WASHINGTON, D.C.—Today the U.S. House of Representatives is expected to vote on a legislative package containing provisions aimed at improving access to affordable health care, including for those with serious pre-existing conditions like cancer.
Specifically, the reforms included in Title I and Title II would expand access to tax credits, improving affordability for many middle-class families, increase Medicaid funding to encourage states to expand coverage, and improve consumer outreach and enrollment efforts. The package would also rescind the rule that extends the availability of short-term, limited duration insurance plans (STLD). These plans can deny or charge people more for coverage based on their health status, are exempt from covering essential health services, and can charge older people more than they charge a younger person for the same coverage. They can also establish coverage limits.

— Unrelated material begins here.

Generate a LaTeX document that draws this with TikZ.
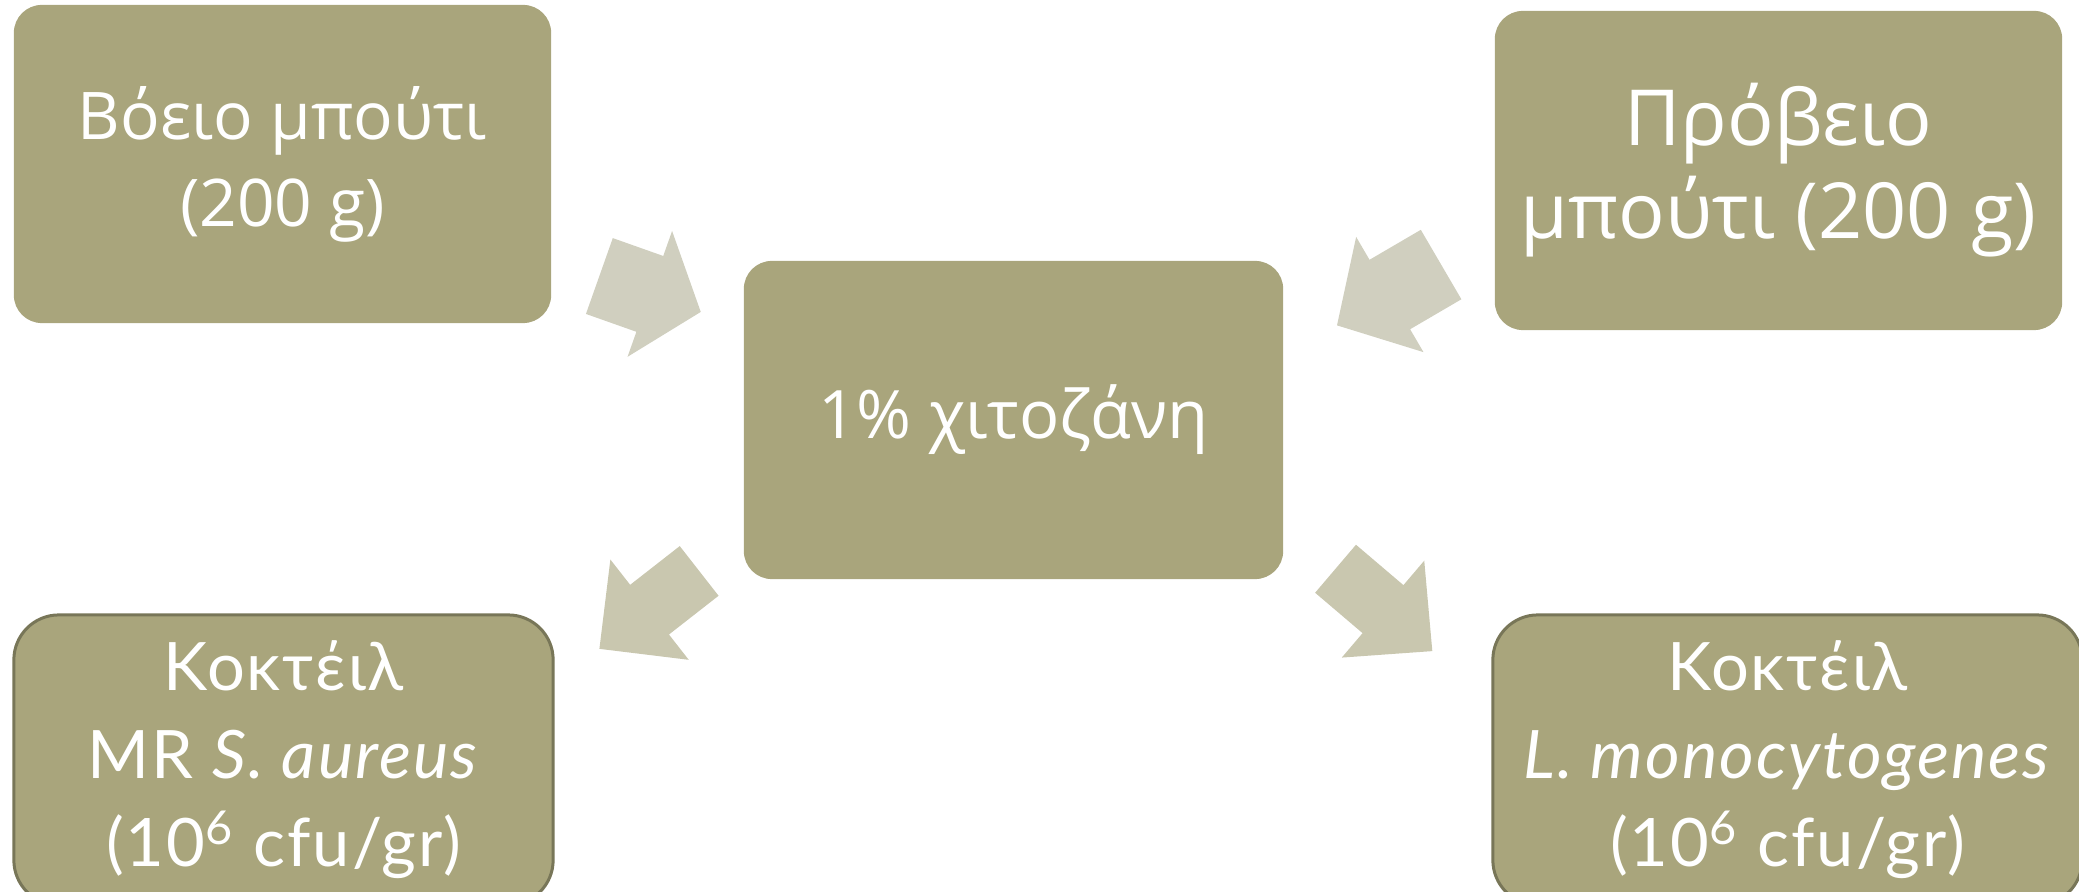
\documentclass[tikz,border=0pt]{standalone}
\usepackage{fontspec}
\setmainfont{Open Sans}
\newfontfamily\gothicfont[LetterSpace=3]{Lato}
\usetikzlibrary{shapes.arrows}
\definecolor{boxfill}{RGB}{169,165,124}
\definecolor{boxline}{RGB}{120,118,88}
\definecolor{arrowtop}{RGB}{208,207,191}
\definecolor{arrowbot}{RGB}{201,199,175}

\begin{document}
\begin{tikzpicture}[x=0.01cm,y=-0.01cm,
    box/.style={fill=boxfill,text=white,align=center,inner sep=0pt,rounded corners=0.28cm},
    cocktail/.style={box,draw=boxline,line width=0.03cm,rounded corners=0.45cm,
      font=\gothicfont\fontsize{19}{25}\selectfont},
    blockarrow/.style={single arrow,anchor=tail,inner xsep=0pt,minimum width=0pt},
    toparrow/.style={blockarrow,fill=arrowtop,inner ysep=0.395cm,single arrow head extend=0.265cm},
    botarrow/.style={blockarrow,fill=arrowbot,inner ysep=0.308cm,single arrow head extend=0.321cm}]
    \useasboundingbox (0,0) rectangle (2079,892);

    \node[box,minimum width=5.37cm,minimum height=3.18cm,font=\fontsize{18.7}{24.7}\selectfont]
      (beef) at (282.5,164) {Βόειο μπούτι\\(200 g)};
    \node[box,minimum width=5.67cm,minimum height=3.19cm,font=\fontsize{22}{26.5}\selectfont]
      (lamb) at (1778.5,170.5) {Πρόβειο\\μπούτι (200 g)};
    \node[box,minimum width=5.39cm,minimum height=3.18cm,font=\fontsize{19}{24}\selectfont]
      (chito) at (1013.5,420) {1\% χιτοζάνη};
    \node[cocktail,minimum width=5.39cm,minimum height=2.9cm] (saur) at (283.5,760)
      {Κοκτέιλ\\MR \textit{S. aureus}\\(10\textsuperscript{6} cfu/gr)};
    \node[cocktail,minimum width=5.89cm,minimum height=2.9cm] (lmono) at (1787.5,760)
      {Κοκτέιλ\\\textit{L. monocytogenes}\\(10\textsuperscript{6} cfu/gr)};

    \node[toparrow,rotate=-19.5,minimum height=1.075cm,single arrow tip angle=102] (a1) at (598.7,275.8) {};
    \node[toparrow,rotate=210.3,minimum height=1.205cm,single arrow tip angle=95] (a2) at (1441.7,264.2) {};
    \node[botarrow,rotate=218,minimum height=1.265cm,single arrow tip angle=90] (a3) at (699.7,570.5) {};
    \node[botarrow,rotate=-40.4,minimum height=1.27cm,single arrow tip angle=89] (a4) at (1335,568.3) {};

  \end{tikzpicture}
\end{document}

A Congressional report released last week showed STLD plans often deny coverage to people with pre-existing conditions, reject claims for services a patient would reasonably consider coverable, set unreasonably low limits on covered benefits and intentionally use misleading marketing tactics. The report’s findings mirror similar results from an ACS CAN report issued last year that showed STLD plans can cost cancer patients up to five times as much in out-of-pocket costs as a comprehensive plan.
A statement from Lisa Lacasse, president of the American Cancer Society Cancer Action Network (ACS CAN) follows:
“Today the House can take decisive action to strengthen the nation’s health care system and provide greater access to life-saving coverage for millions of Americans, including cancer patients, survivors and all those at risk for the disease.
“Rarely has there been a time when the need for comprehensive health coverage has been more critical than during the coronavirus pandemic. Access to meaningful care is essential to improving public health. Provisions in this legislation would help make health care more affordable by expanding tax credits to additional middle class families currently struggling to afford premiums. It would provide health coverage to millions of low-income and recently unemployed Americans by encouraging states to expand Medicaid through improved federal funding. And it would bolster outreach and enrollment efforts, critical strategies to increase access to health care coverage for those who need it.
“Additionally, rescinding the short-term limited duration (STLD) rule would protect patients—especially those with pre-existing conditions like cancer—from purchasing inadequate coverage that is likely to deny them care for the very services they need and leave them with unsurmountable medical bills should they get sick. These kinds of barebones plans have proven disastrous for patients and only serve to weaken the insurance market by splitting it between the young and healthy—who are attracted to these plans—and those who have no choice but to pay more for comprehensive coverage.
“This legislative package offers a chance to strengthen our health care system at a critical moment and build toward a future where everyone can access and afford comprehensive health care coverage.”